The NBA playoffs are over and the Dallas Mavericks won, in a shade of blue very similar to my beloved UK blue—with a Kentucky alum on the coaching staff and another in the communications office.
I went to two funerals in two days—one for a beloved colleague who died too suddenly and too soon, the other for a dear former pastor who was one of the most amazing men of God I’ve ever known.
I’ve also re-landscaped half the back yard, dealt with foundation leveling at our house, continued the archeological dig through the “junk room” we inherited, and kept vigil on a wren’s nest (with 5 babies) directly above the front door, all while trying to get caught up on sleep, swimming, and summer office work. I’m trying to brush up on my Spanish, too, for a second mission trip to Patzun Guatemala. Sometime I’ll act on the paint samples taped to the walls inside and outside the house and start painting.
It’s been a busy month of summer vacation—but I can tell this summer vacation will be too short. I still have a zillion things on my personal “to do” list, a stack of books to read (paper and e-reader), projects to finish, and I try to spend a couple of hours a day monitoring new trends and technologies in social media and communications. The learning and preparation for the next semester never takes a break.
So why am I rambling on like this? Because as much as technology has evolved and made our lives “easier,” we still have to do stuff the old fashioned way. Flower beds needed to be re-built, holes dug, plants watered and mulched. Social media couldn’t do that for me, although it could help me find good deals on plants, tools and supplies, and is helping me figure out what varmint is chewing on my Turk’s Cap plants.

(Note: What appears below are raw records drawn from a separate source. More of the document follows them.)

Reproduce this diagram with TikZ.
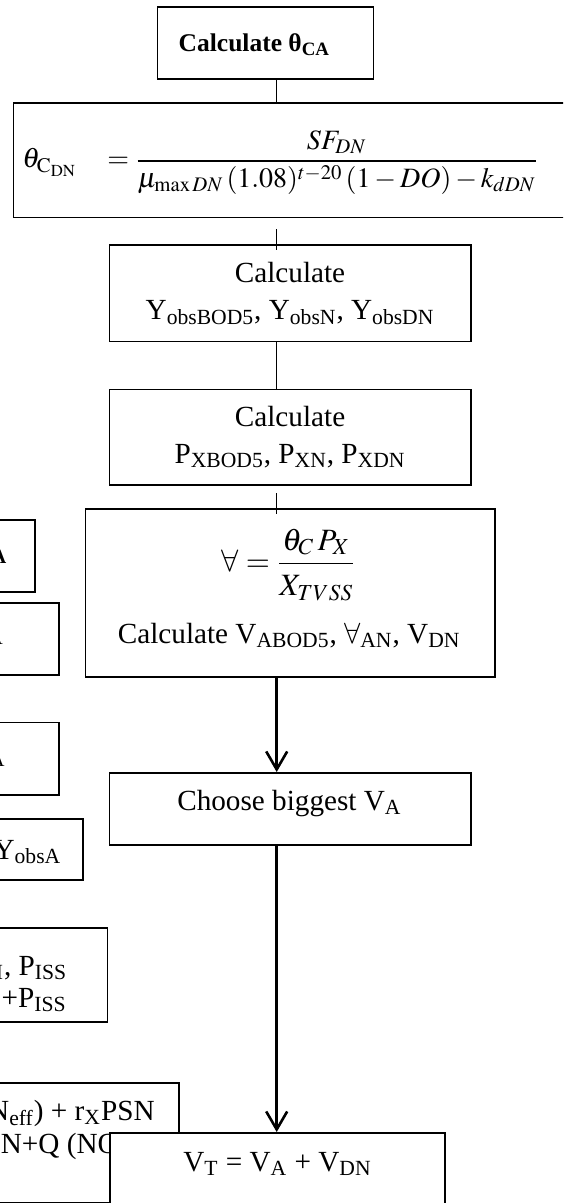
\documentclass[tikz,border=0pt]{standalone}
\usepackage{amsmath}
\usepackage{mathptmx}
\usepackage{fontspec}
\setmainfont{Liberation Serif}
\usetikzlibrary{arrows.meta}

\tikzset{
  box/.style={draw, line width=0.85pt, fill=white, inner sep=0pt, anchor=north west},
  txt/.style={inner sep=0pt, font=\fontsize{14.6}{18.5}\selectfont},
  sub txt/.style={inner sep=0pt, font=\fontsize{10.2}{12}\selectfont},
  head txt/.style={inner sep=0pt, font=\fontsize{12.75}{15}\selectfont\bfseries},
  eq/.style={inner sep=0pt, font=\fontsize{15.5}{18}\selectfont},
  link/.style={line width=0.75pt},
  flow/.style={line width=1.3pt, -{Straight Barb[length=9pt, width=10.5pt]}},
}

\begin{document}
\begin{tikzpicture}[x=0.5pt, y=-0.5pt]
    \useasboundingbox (0,0) rectangle (563,1203);
    \clip (0,0) rectangle (563,1203);

    % boxes cut off at the left border
    \node[box, minimum width=47.15pt, minimum height=36pt]    (left-a) at (-60,519)    {};
    \node[box, minimum width=59.15pt, minimum height=36pt]    (left-b) at (-60,602.3)  {};
    \node[box, minimum width=59.15pt, minimum height=36.15pt] (left-c) at (-60,721.7)  {};
    \node[box, minimum width=71.15pt, minimum height=30.5pt]  (left-d) at (-60,818.3)  {};
    \node[box, minimum width=83.35pt, minimum height=47pt]    (left-e) at (-60,927.3)  {};
    \node[box, minimum width=119.15pt, minimum height=59.7pt] (left-f) at (-60,1082.3) {};

    \node[sub txt, font=\fontsize{10.2}{12}\selectfont\bfseries, anchor=base east] (left-a-txt) at (6.7,563) {A};
    \node[sub txt, anchor=base east] (left-b-txt) at (3.3,644) {A};
    \node[sub txt, anchor=base east] (left-c-txt) at (5,766) {A};
    \node[txt, anchor=base east] (left-d-txt) at (61.7,859) {Y\textsubscript{obsA}};
    \node[txt, anchor=base east] (left-e-txt1) at (67.5,975) {\textsubscript{H}, P\textsubscript{ISS}};
    \node[txt, anchor=base east] (left-e-txt2) at (67,1007) {+P\textsubscript{ISS}};
    \node[txt, anchor=base east] (left-f-txt1) at (155,1120) {N\textsubscript{eff}) + r\textsubscript{X}PSN};
    \node[txt, anchor=base west] (left-f-txt2) at (0.5,1153) {N+Q (NO};

    % main column
    \node[box, minimum width=108pt, minimum height=36.15pt]   (calc-theta) at (156.5,6)   {};
    \node[box, minimum width=303.7pt, minimum height=57.15pt] (theta-eq)   at (12.6,102.3) {};
    \node[box, minimum width=180.6pt, minimum height=48.35pt] (calc-yobs)  at (108.6,244) {};
    \node[box, minimum width=180.6pt, minimum height=47.65pt] (calc-px)    at (108.6,388.7) {};
    \node[box, minimum width=204.7pt, minimum height=83.85pt] (calc-vol)   at (84.5,508.3) {};
    \node[box, minimum width=180.6pt, minimum height=36.15pt] (choose-va)  at (108.6,772) {};
    \node[box, minimum width=167.65pt, minimum height=64pt]   (vol-total)  at (109,1132)  {};

    \node[head txt, anchor=base west] (calc-theta-txt) at (178.3,51.7) {Calculate θ\textsubscript{CA}};
    \node[eq, font=\fontsize{14}{17}\selectfont, anchor=base west] (theta-eq-txt) at (22,168)
        {$\theta_{\mathrm{C}_{\mathrm{DN}}}\hspace{12pt} = \dfrac{SF_{DN}}{\mu_{\max DN}\,(1.08)^{t-20}\,(1-DO)-k_{dDN}}$};
    \node[txt, align=center] (calc-yobs-txt) at (calc-yobs.center)
        {Calculate\\Y\textsubscript{obsBOD5}, Y\textsubscript{obsN}, Y\textsubscript{obsDN}};
    \node[txt, align=center] (calc-px-txt) at (calc-px.center)
        {Calculate\\P\textsubscript{XBOD5}, P\textsubscript{XN}, P\textsubscript{XDN}};
    \node[eq, anchor=base] (calc-vol-eq) at (288.7,571)
        {$\forall = \dfrac{\theta_{C}\,P_{X}\rule[-4pt]{0pt}{4pt}}{X_{TVSS}\rule{0pt}{14pt}}$};
    \node[txt, anchor=base] (calc-vol-txt) at (289.2,643)
        {Calculate V\textsubscript{ABOD5}, $\forall$\textsubscript{AN}, V\textsubscript{DN}};
    \node[txt, anchor=base] (choose-va-txt) at (289.4,810) {Choose biggest V\textsubscript{A}};
    \node[txt, anchor=base] (vol-total-txt) at (277.5,1171) {V\textsubscript{T} = V\textsubscript{A} + V\textsubscript{DN}};

    % connectors along one vertical line
    \coordinate (spine) at (276.7,0);
    \draw[link] (calc-theta.south -| spine) -- (theta-eq.north -| spine);
    \draw[link, shorten <=5.6pt, shorten >=-3pt] (theta-eq.south -| spine) -- (calc-yobs.north -| spine);
    \draw[link, shorten >=-0.7pt] (calc-yobs.south -| spine) -- (calc-px.north -| spine);
    \draw[link, shorten <=3.85pt, shorten >=-3pt] (calc-px.south -| spine) -- (calc-vol.north -| spine);
    \draw[flow] (calc-vol.south -| spine) -- (choose-va.north -| spine);
    \draw[flow] (choose-va.south -| spine) -- (vol-total.north -| spine);
\end{tikzpicture}
\end{document}
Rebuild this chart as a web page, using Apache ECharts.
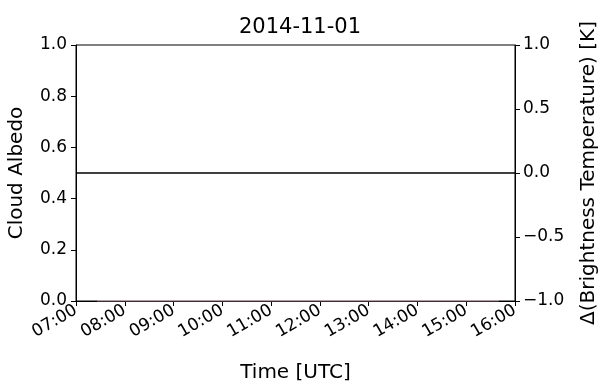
<!DOCTYPE html>
<html>
<head>
<meta charset="utf-8">
<script src="https://cdn.jsdelivr.net/npm/echarts@6/dist/echarts.min.js"></script>
<style>
  html, body { margin: 0; padding: 0; background: #fff; }
  #chart { width: 600px; height: 381px; }
</style>
</head>
<body>
<div id="chart"></div>
<script>
// Day shown and hourly tick labels along the time axis
const dayTitle = '2014-11-01';
const hourTicks = ['07:00', '08:00', '09:00', '10:00', '11:00', '12:00', '13:00', '14:00', '15:00', '16:00'];

// Cloud albedo samples (left axis)
const albedoTimes = ['07:26', '09:00', '11:00', '13:00', '15:00', '15:40'];
const albedoValues = [0, 0, 0, 0, 0, 0];

// Brightness temperature difference (right axis, K)
const deltaTimes = ['07:00', '16:00'];
const deltaValues = [0, 0];

function toHours(t) {
  const [h, m] = t.split(':').map(Number);
  return h + m / 60;
}
function pairs(times, vals) {
  return times.map((t, i) => [toHours(t), vals[i]]);
}

const FONT = 'DejaVu Sans';
const INK = '#000';
const TICK_FS = 17;
const NAME_FS = 20;

const chart = echarts.init(document.getElementById('chart'), null, { renderer: 'canvas' });
chart.setOption({
  animation: false,
  backgroundColor: '#fff',
  textStyle: { fontFamily: FONT, color: INK },
  title: {
    text: dayTitle,
    left: 295, top: 12, textAlign: 'center',
    textStyle: { fontFamily: FONT, fontSize: 21, fontWeight: 'normal', color: INK }
  },
  grid: {
    left: 76, right: 85, top: 45, bottom: 80,
    containLabel: false,
    outerBoundsMode: 'none',
    show: true, borderColor: INK, borderWidth: 1, backgroundColor: 'transparent'
  },
  xAxis: {
    type: 'value',
    min: toHours(hourTicks[0]),
    max: toHours(hourTicks[hourTicks.length - 1]),
    interval: 1,
    name: 'Time [UTC]',
    nameLocation: 'middle',
    nameGap: 62,
    nameTextStyle: { fontFamily: FONT, fontSize: NAME_FS, color: INK },
    axisLine: { show: true, lineStyle: { color: INK, width: 1 } },
    axisTick: { show: true, inside: false, length: 5, lineStyle: { color: INK } },
    splitLine: { show: false },
    axisLabel: {
      rotate: 30, margin: 8, fontFamily: FONT, fontSize: TICK_FS, color: INK,
      formatter: v => hourTicks[Math.round(v - toHours(hourTicks[0]))] || ''
    }
  },
  yAxis: [
    {
      type: 'value', position: 'left',
      min: 0, max: 1, interval: 0.2,
      name: 'Cloud Albedo',
      nameLocation: 'middle', nameRotate: 90, nameGap: 49,
      nameTextStyle: { fontFamily: FONT, fontSize: NAME_FS, color: INK },
      axisLine: { show: true, lineStyle: { color: INK, width: 1 } },
      axisTick: { show: true, inside: false, length: 5, lineStyle: { color: INK } },
      splitLine: { show: false },
      axisLabel: {
        margin: 9, fontFamily: FONT, fontSize: TICK_FS, color: INK,
        formatter: v => v.toFixed(1)
      }
    },
    {
      type: 'value', position: 'right',
      min: -1, max: 1, interval: 0.5,
      name: 'Δ(Brightness Temperature) [K]',
      nameLocation: 'middle', nameRotate: 90, nameGap: 64,
      nameTextStyle: { fontFamily: FONT, fontSize: NAME_FS, color: INK },
      axisLine: { show: true, lineStyle: { color: INK, width: 1 } },
      axisTick: { show: true, inside: false, length: 5, lineStyle: { color: INK } },
      splitLine: { show: false },
      axisLabel: {
        margin: 8, fontFamily: FONT, fontSize: TICK_FS, color: INK,
        formatter: v => (v < 0 ? '\u2212' : '') + Math.abs(v).toFixed(1)
      }
    }
  ],
  series: [
    {
      name: 'Cloud Albedo',
      type: 'line', yAxisIndex: 0,
      data: pairs(albedoTimes, albedoValues),
      symbol: 'none',
      lineStyle: { color: '#e6bcd0', width: 1.2 },
      z: 3
    },
    {
      name: 'Δ Brightness Temperature',
      type: 'line', yAxisIndex: 1,
      data: pairs(deltaTimes, deltaValues),
      symbol: 'none',
      lineStyle: { color: '#000', width: 1.5 },
      z: 4
    }
  ]
});
</script>
</body>
</html>
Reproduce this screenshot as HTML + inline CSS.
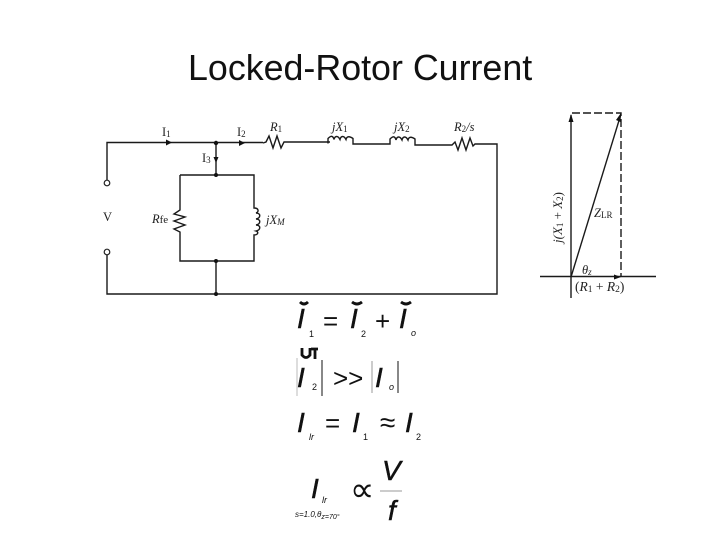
<!DOCTYPE html>
<html><head><meta charset="utf-8"><style>
html,body{margin:0;padding:0;background:#fff}
svg{display:block}
.s{font-family:"Liberation Serif",serif;fill:#222}
.i{font-style:italic}
.e{font-family:"Liberation Sans",sans-serif;fill:#111}
.w{fill:none;stroke:#1a1a1a;stroke-width:1.4}
</style></head><body>
<svg width="720" height="540" viewBox="0 0 720 540" xmlns="http://www.w3.org/2000/svg">
<rect width="720" height="540" fill="#fff"/>
<text x="188" y="80" class="e" style="font-size:35.8px">Locked-Rotor Current</text>
<!-- circuit -->
<path class="w" d="M107 180V142.500H263M263 143l3-1 3-6 4 12 4-12 4 12 3-6h46M287 143.500M328 143.500v-5c3-3 5-3 6 1 1-4 4-4 6 0 1-4 4-4 6 0 1-4 4-3 7-1v5.500h37v-5c3-3 5-3 6 1 1-4 4-4 6 0 1-4 4-4 6 0 1-4 4-3 7-1v6h37l3-3 3 8 4-12 4 12 4-12 3 8 2-2h22V294H107V255"/>
<path class="w" d="M216 143V175M180 175H254V208c5 0 5 4 2 5 5 0 5 5 0 6 5 0 5 5 0 6 5 0 5 5 0 6 3 1 2 4-2 4V261H180V232l-6-3 11-4-11-4 11-4-11-3 6-4V175M216 261V294"/>
<circle cx="107" cy="183" r="2.800" fill="#fff" stroke="#222" stroke-width="1.200"/>
<circle cx="107" cy="252" r="2.800" fill="#fff" stroke="#222" stroke-width="1.200"/>
<g fill="#111">
<circle cx="216" cy="143" r="2.200"/><circle cx="216" cy="175" r="2"/><circle cx="216" cy="261" r="2"/><circle cx="216" cy="294" r="2"/>
<path d="M166 139.500l6 3-6 3zM239 140l6 3-6 3zM213.500 157l2.500 6 2.500-6z"/>
</g>
<g class="s" font-size="12.500">
<text x="162" y="136">I<tspan font-size="9" dy="1">1</tspan></text>
<text x="237" y="136">I<tspan font-size="9" dy="1">2</tspan></text>
<text x="202" y="162">I<tspan font-size="9" dy="1">3</tspan></text>
<text x="103" y="221">V</text>
<text x="270" y="131" class="i">R<tspan font-size="9" dy="1" font-style="normal">1</tspan></text>
<text x="332" y="131" class="i">jX<tspan font-size="9" dy="1" font-style="normal">1</tspan></text>
<text x="394" y="131" class="i">jX<tspan font-size="9" dy="1" font-style="normal">2</tspan></text>
<text x="454" y="131" class="i">R<tspan font-size="9" dy="1" font-style="normal">2</tspan><tspan dy="-1">/s</tspan></text>
<text x="152" y="223" class="i">R<tspan font-size="11" font-style="normal">fe</tspan></text>
<text x="266" y="224" class="i">jX<tspan font-size="9" dy="1">M</tspan></text>
</g>
<!-- phasor -->
<path class="w" d="M571 115V298M540 276.500H656"/>
<path class="w" d="M571 277L621 114" stroke-width="1.200"/>
<path class="w" d="M572 113H621V277" stroke-dasharray="8 3" stroke-width="1.600"/>
<path fill="#111" d="M571 114l-2.500 8h5zM621 113l-5 7 4.500 2zM621 277l-7-2.500v5z"/>
<g class="s" font-size="12.500">
<text transform="translate(562 243) rotate(-90)" class="i" font-size="13">j(X<tspan font-size="9" dy="1" font-style="normal">1</tspan><tspan dy="-1" font-style="normal"> + </tspan>X<tspan font-size="9" dy="1" font-style="normal">2</tspan><tspan dy="-1" font-style="normal">)</tspan></text>
<text x="594" y="217" class="i">Z<tspan font-size="9" dy="1" font-style="normal">LR</tspan></text>
<text x="582" y="274" class="i">θ<tspan font-size="9" dy="1">z</tspan></text>
<text x="575" y="291" class="i" font-size="13.500"><tspan font-style="normal">(</tspan>R<tspan font-size="9.500" dy="1" font-style="normal">1</tspan><tspan dy="-1" font-style="normal"> + </tspan>R<tspan font-size="9.500" dy="1" font-style="normal">2</tspan><tspan dy="-1" font-style="normal">)</tspan></text>
</g>
<!-- equations -->
<g class="e">
<g font-size="28" font-style="italic" stroke="#111" stroke-width="0.500">
<text x="297" y="328">I</text><text x="350" y="328">I</text><text x="399" y="328">I</text>
<text x="297" y="387">I</text><text x="375" y="387">I</text>
<text x="297" y="432">I</text><text x="352" y="432">I</text><text x="405" y="432">I</text>
<text x="311" y="498">I</text>
<text x="382" y="480">V</text>
<text x="388" y="520">f</text>
</g>
<g font-size="9">
<text x="309" y="337">1</text><text x="361" y="337">2</text><text x="411" y="336" font-style="italic">o</text>
<text x="312" y="390">2</text><text x="389" y="390" font-style="italic">o</text>
<text x="309" y="440" font-style="italic">lr</text><text x="363" y="440">1</text><text x="416" y="440">2</text>
<text x="322" y="503" font-style="italic">lr</text>
<text x="295" y="517" font-size="8" font-style="italic">s=1.0,θ<tspan font-size="7" dy="2">z=70°</tspan></text>
</g>
<g font-size="26" fill="#111">
<text x="323" y="330">=</text><text x="375" y="330">+</text>
<text x="333" y="387">&gt;&gt;</text>
<text x="325" y="432">=</text><text x="380" y="432" font-size="28">≈</text>
<text x="350" y="501" font-size="34">∝</text>
</g>
</g>
<g fill="none" stroke="#111">
<path d="M300 302q4 4 8 0M352 302q5 4 10 0M401 302q5 4 10 0" stroke-width="2.800"/>
<path d="M302 348v7q4 5 8 0v-7M311 349h7M315 349v10" stroke-width="2.800"/>
<path d="M297 358V396" stroke="#bbb"/>
<path d="M322 360V396" stroke-width="1"/>
<path d="M372 361V393" stroke="#999"/>
<path d="M398 361V393" stroke-width="1"/>
<path d="M380 491H402" stroke="#999"/>
</g>
</svg>
</body></html>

Social media helped spread the word about the two fine people who died, and connected all of us with memorials and funeral arrangements while sharing fond memories.
Foundation repair still involved men digging holes, installing piers and jacking up the house, although social media helped us find recommendations and reviews of potential contractors.
Social media didn’t help me pick out paint colors, and it won’t apply the paint but it did lead me to good instructions for painting over 1960s-vintage wood paneling. And when we found a number of interesting vintage articles in the junk room, social media and the internet helped me find out the history and value of those quirky items.
Social media is making it easier for me to keep up with trends and bookmark source material for my fall classes, which I’ll start planning in August when I return from Guatemala. Social media is also helping me locate donated school supplies to take to Guatemala, and to connect with those group members I don’t know yet. Coffee Break Spanish Podcasts are a big help in refreshing my bad Spanish.
Social media connected me with a local bird expert who reassured me the wrens wouldn’t abandon the nest as long as we minimized our time on the porch.
I could go on and on about how social media is useful in my everyday life. It’s not just for marketers, not just for sharing party pictures, and not just for sharing links to articles I want my students to read. In my life, at least, social media and the internet have become my “go to” sources for the mundane as well as the more exciting aspects of my life.
How are you using social media for your everyday life?